Prompt: Produce a word-for-word copy of the listing below without its pictures.

Source data:
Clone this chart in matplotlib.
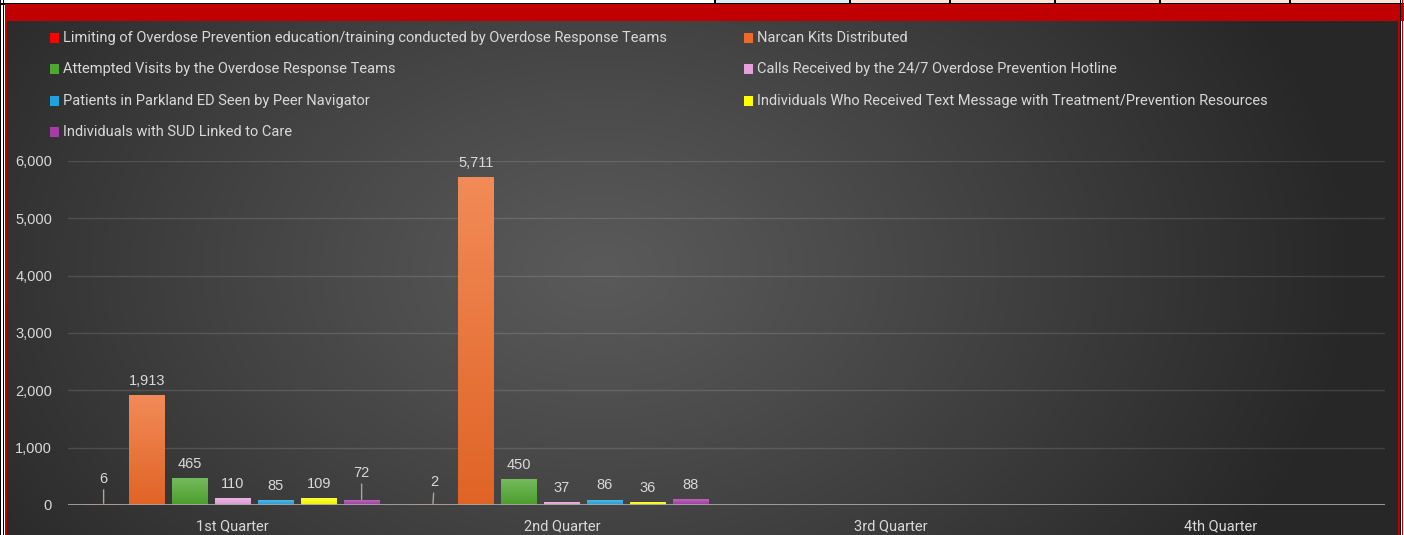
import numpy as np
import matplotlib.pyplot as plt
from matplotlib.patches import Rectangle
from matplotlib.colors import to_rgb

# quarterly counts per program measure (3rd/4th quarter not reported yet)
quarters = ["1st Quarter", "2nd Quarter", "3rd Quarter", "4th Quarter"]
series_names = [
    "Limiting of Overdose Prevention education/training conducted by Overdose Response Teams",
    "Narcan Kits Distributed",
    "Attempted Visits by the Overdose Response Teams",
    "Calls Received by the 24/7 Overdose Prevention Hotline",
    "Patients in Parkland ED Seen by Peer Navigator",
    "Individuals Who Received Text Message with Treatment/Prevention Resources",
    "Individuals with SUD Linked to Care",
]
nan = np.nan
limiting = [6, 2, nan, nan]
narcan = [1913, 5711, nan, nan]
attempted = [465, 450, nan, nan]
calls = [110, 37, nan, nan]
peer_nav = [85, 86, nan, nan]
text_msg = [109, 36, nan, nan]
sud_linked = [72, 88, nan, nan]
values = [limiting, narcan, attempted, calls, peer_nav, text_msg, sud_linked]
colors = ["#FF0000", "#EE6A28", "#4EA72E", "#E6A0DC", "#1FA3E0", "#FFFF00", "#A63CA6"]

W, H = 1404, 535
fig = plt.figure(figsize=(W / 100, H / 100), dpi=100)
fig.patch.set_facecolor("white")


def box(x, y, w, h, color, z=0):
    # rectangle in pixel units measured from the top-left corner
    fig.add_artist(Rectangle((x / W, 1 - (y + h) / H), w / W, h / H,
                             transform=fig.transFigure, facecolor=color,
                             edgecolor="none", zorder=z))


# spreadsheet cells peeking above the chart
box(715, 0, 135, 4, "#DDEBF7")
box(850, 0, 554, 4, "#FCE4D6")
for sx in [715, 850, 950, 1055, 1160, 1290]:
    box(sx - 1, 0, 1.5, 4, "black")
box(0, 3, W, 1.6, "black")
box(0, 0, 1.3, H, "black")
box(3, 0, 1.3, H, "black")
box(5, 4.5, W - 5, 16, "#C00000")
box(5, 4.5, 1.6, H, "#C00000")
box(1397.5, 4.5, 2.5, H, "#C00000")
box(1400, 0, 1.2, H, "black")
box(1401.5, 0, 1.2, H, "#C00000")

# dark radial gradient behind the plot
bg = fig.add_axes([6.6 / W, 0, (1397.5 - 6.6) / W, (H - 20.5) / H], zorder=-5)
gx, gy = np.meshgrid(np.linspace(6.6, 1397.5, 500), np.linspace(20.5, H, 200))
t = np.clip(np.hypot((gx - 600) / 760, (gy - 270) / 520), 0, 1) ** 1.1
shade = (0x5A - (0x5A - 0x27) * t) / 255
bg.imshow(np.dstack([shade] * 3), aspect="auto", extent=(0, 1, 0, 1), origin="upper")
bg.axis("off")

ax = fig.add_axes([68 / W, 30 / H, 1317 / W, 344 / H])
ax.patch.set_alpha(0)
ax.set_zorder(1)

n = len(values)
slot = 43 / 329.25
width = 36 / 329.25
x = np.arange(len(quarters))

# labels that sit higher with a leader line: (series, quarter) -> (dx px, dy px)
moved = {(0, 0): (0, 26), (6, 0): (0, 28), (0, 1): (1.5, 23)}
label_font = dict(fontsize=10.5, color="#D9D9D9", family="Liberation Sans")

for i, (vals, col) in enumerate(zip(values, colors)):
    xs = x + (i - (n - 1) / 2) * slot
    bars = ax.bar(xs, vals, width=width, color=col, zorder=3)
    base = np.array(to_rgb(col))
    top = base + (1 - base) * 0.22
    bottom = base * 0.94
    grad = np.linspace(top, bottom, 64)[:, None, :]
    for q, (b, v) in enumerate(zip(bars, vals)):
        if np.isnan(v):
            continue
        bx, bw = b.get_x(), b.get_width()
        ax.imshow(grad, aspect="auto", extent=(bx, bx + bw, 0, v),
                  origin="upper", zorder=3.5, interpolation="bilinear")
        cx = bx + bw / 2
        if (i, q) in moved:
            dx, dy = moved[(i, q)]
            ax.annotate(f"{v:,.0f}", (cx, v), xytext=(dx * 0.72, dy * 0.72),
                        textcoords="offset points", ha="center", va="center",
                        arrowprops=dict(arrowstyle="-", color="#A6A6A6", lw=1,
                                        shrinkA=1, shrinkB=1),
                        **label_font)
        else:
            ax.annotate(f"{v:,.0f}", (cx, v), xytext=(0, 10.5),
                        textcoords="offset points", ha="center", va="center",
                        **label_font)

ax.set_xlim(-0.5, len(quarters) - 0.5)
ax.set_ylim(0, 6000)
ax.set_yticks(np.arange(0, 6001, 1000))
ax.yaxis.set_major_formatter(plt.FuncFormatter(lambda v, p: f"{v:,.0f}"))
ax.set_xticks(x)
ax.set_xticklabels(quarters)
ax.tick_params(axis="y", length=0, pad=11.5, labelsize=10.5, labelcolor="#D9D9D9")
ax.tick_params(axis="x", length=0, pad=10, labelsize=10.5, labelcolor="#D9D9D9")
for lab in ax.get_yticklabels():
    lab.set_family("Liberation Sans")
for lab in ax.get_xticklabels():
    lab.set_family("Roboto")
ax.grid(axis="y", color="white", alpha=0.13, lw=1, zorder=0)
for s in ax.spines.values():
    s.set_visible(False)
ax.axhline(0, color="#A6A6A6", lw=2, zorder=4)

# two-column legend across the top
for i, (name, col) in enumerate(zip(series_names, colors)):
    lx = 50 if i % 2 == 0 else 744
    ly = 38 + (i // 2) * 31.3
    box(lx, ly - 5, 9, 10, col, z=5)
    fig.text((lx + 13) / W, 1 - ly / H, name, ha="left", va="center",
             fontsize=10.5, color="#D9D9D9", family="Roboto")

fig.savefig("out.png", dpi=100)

Response below:
Clone this chart in matplotlib.
import numpy as np
import matplotlib.pyplot as plt
from matplotlib.patches import Rectangle
from matplotlib.colors import to_rgb

# quarterly counts per program measure (3rd/4th quarter not reported yet)
quarters = ["1st Quarter", "2nd Quarter", "3rd Quarter", "4th Quarter"]
series_names = [
    "Limiting of Overdose Prevention education/training conducted by Overdose Response Teams",
    "Narcan Kits Distributed",
    "Attempted Visits by the Overdose Response Teams",
    "Calls Received by the 24/7 Overdose Prevention Hotline",
    "Patients in Parkland ED Seen by Peer Navigator",
    "Individuals Who Received Text Message with Treatment/Prevention Resources",
    "Individuals with SUD Linked to Care",
]
nan = np.nan
limiting = [6, 2, nan, nan]
narcan = [1913, 5711, nan, nan]
attempted = [465, 450, nan, nan]
calls = [110, 37, nan, nan]
peer_nav = [85, 86, nan, nan]
text_msg = [109, 36, nan, nan]
sud_linked = [72, 88, nan, nan]
values = [limiting, narcan, attempted, calls, peer_nav, text_msg, sud_linked]
colors = ["#FF0000", "#EE6A28", "#4EA72E", "#E6A0DC", "#1FA3E0", "#FFFF00", "#A63CA6"]

W, H = 1404, 535
fig = plt.figure(figsize=(W / 100, H / 100), dpi=100)
fig.patch.set_facecolor("white")


def box(x, y, w, h, color, z=0):
    # rectangle in pixel units measured from the top-left corner
    fig.add_artist(Rectangle((x / W, 1 - (y + h) / H), w / W, h / H,
                             transform=fig.transFigure, facecolor=color,
                             edgecolor="none", zorder=z))


# spreadsheet cells peeking above the chart
box(715, 0, 135, 4, "#DDEBF7")
box(850, 0, 554, 4, "#FCE4D6")
for sx in [715, 850, 950, 1055, 1160, 1290]:
    box(sx - 1, 0, 1.5, 4, "black")
box(0, 3, W, 1.6, "black")
box(0, 0, 1.3, H, "black")
box(3, 0, 1.3, H, "black")
box(5, 4.5, W - 5, 16, "#C00000")
box(5, 4.5, 1.6, H, "#C00000")
box(1397.5, 4.5, 2.5, H, "#C00000")
box(1400, 0, 1.2, H, "black")
box(1401.5, 0, 1.2, H, "#C00000")

# dark radial gradient behind the plot
bg = fig.add_axes([6.6 / W, 0, (1397.5 - 6.6) / W, (H - 20.5) / H], zorder=-5)
gx, gy = np.meshgrid(np.linspace(6.6, 1397.5, 500), np.linspace(20.5, H, 200))
t = np.clip(np.hypot((gx - 600) / 760, (gy - 270) / 520), 0, 1) ** 1.1
shade = (0x5A - (0x5A - 0x27) * t) / 255
bg.imshow(np.dstack([shade] * 3), aspect="auto", extent=(0, 1, 0, 1), origin="upper")
bg.axis("off")

ax = fig.add_axes([68 / W, 30 / H, 1317 / W, 344 / H])
ax.patch.set_alpha(0)
ax.set_zorder(1)

n = len(values)
slot = 43 / 329.25
width = 36 / 329.25
x = np.arange(len(quarters))

# labels that sit higher with a leader line: (series, quarter) -> (dx px, dy px)
moved = {(0, 0): (0, 26), (6, 0): (0, 28), (0, 1): (1.5, 23)}
label_font = dict(fontsize=10.5, color="#D9D9D9", family="Liberation Sans")

for i, (vals, col) in enumerate(zip(values, colors)):
    xs = x + (i - (n - 1) / 2) * slot
    bars = ax.bar(xs, vals, width=width, color=col, zorder=3)
    base = np.array(to_rgb(col))
    top = base + (1 - base) * 0.22
    bottom = base * 0.94
    grad = np.linspace(top, bottom, 64)[:, None, :]
    for q, (b, v) in enumerate(zip(bars, vals)):
        if np.isnan(v):
            continue
        bx, bw = b.get_x(), b.get_width()
        ax.imshow(grad, aspect="auto", extent=(bx, bx + bw, 0, v),
                  origin="upper", zorder=3.5, interpolation="bilinear")
        cx = bx + bw / 2
        if (i, q) in moved:
            dx, dy = moved[(i, q)]
            ax.annotate(f"{v:,.0f}", (cx, v), xytext=(dx * 0.72, dy * 0.72),
                        textcoords="offset points", ha="center", va="center",
                        arrowprops=dict(arrowstyle="-", color="#A6A6A6", lw=1,
                                        shrinkA=1, shrinkB=1),
                        **label_font)
        else:
            ax.annotate(f"{v:,.0f}", (cx, v), xytext=(0, 10.5),
                        textcoords="offset points", ha="center", va="center",
                        **label_font)

ax.set_xlim(-0.5, len(quarters) - 0.5)
ax.set_ylim(0, 6000)
ax.set_yticks(np.arange(0, 6001, 1000))
ax.yaxis.set_major_formatter(plt.FuncFormatter(lambda v, p: f"{v:,.0f}"))
ax.set_xticks(x)
ax.set_xticklabels(quarters)
ax.tick_params(axis="y", length=0, pad=11.5, labelsize=10.5, labelcolor="#D9D9D9")
ax.tick_params(axis="x", length=0, pad=10, labelsize=10.5, labelcolor="#D9D9D9")
for lab in ax.get_yticklabels():
    lab.set_family("Liberation Sans")
for lab in ax.get_xticklabels():
    lab.set_family("Roboto")
ax.grid(axis="y", color="white", alpha=0.13, lw=1, zorder=0)
for s in ax.spines.values():
    s.set_visible(False)
ax.axhline(0, color="#A6A6A6", lw=2, zorder=4)

# two-column legend across the top
for i, (name, col) in enumerate(zip(series_names, colors)):
    lx = 50 if i % 2 == 0 else 744
    ly = 38 + (i // 2) * 31.3
    box(lx, ly - 5, 9, 10, col, z=5)
    fig.text((lx + 13) / W, 1 - ly / H, name, ha="left", va="center",
             fontsize=10.5, color="#D9D9D9", family="Roboto")

fig.savefig("out.png", dpi=100)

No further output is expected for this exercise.